Freiwillige aus über 75 Ländern kämpfen in der Internationalen Legion. Das ist eine außergewöhnliche Ehre, aber auch eine große Herausforderung. Obwohl er fließend Englisch und Spanisch spricht, stellt Old Fox fest, dass es manchmal schwierig ist, mit den verschiedenen Sprachen der Legionäre zurechtzukommen:
– Die Sprachbarriere ist das Schwierigste. Wir haben Soldaten, die sehr gut Englisch oder Spanisch sprechen. Unsere Aufgabe ist es, sicherzustellen, dass sie die Informationen, die wir ihnen geben, verstehen. Wir haben zum Beispiel Soldaten aus Taiwan und Südkorea. Wir müssen also alle Sprachbarrieren überwinden und sie in Zukunft vermeiden.
Es ist ein Krieg, in dem sich alles ständig ändert. Neue Technologien und Ansätze machen frühere Erfahrungen nutzlos, sodass sogar Ausbilder an die Front zurückkehren müssen, um ihre Fähigkeiten auf den neuesten Stand zu bringen und neu zu lernen. Deshalb rät Old Fox seinen „Schülern“, immer auf alle Tipps ihrer Lehrer zu hören.
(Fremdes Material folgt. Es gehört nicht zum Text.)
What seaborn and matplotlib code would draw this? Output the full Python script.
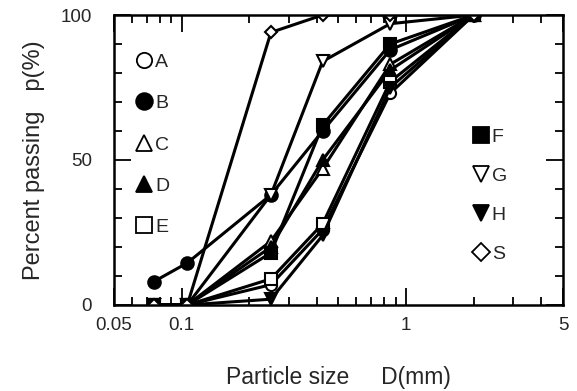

Schließlich hängt ihr Schicksal an der Front von ihrer Ausbildung ab.
– Die beste Belohnung für unsere Arbeit ist, wenn sie aus der roten Zone zurückkehren und sagen: „Danke, dass Sie uns ausgebildet haben, denn dank Ihnen sind wir am Leben.“ Seien Sie also bereit zu lernen, und wir werden Sie wie Brüder willkommen heißen, sobald Sie Ihr Leben in unsere Hände legen und wir unseres in Ihre.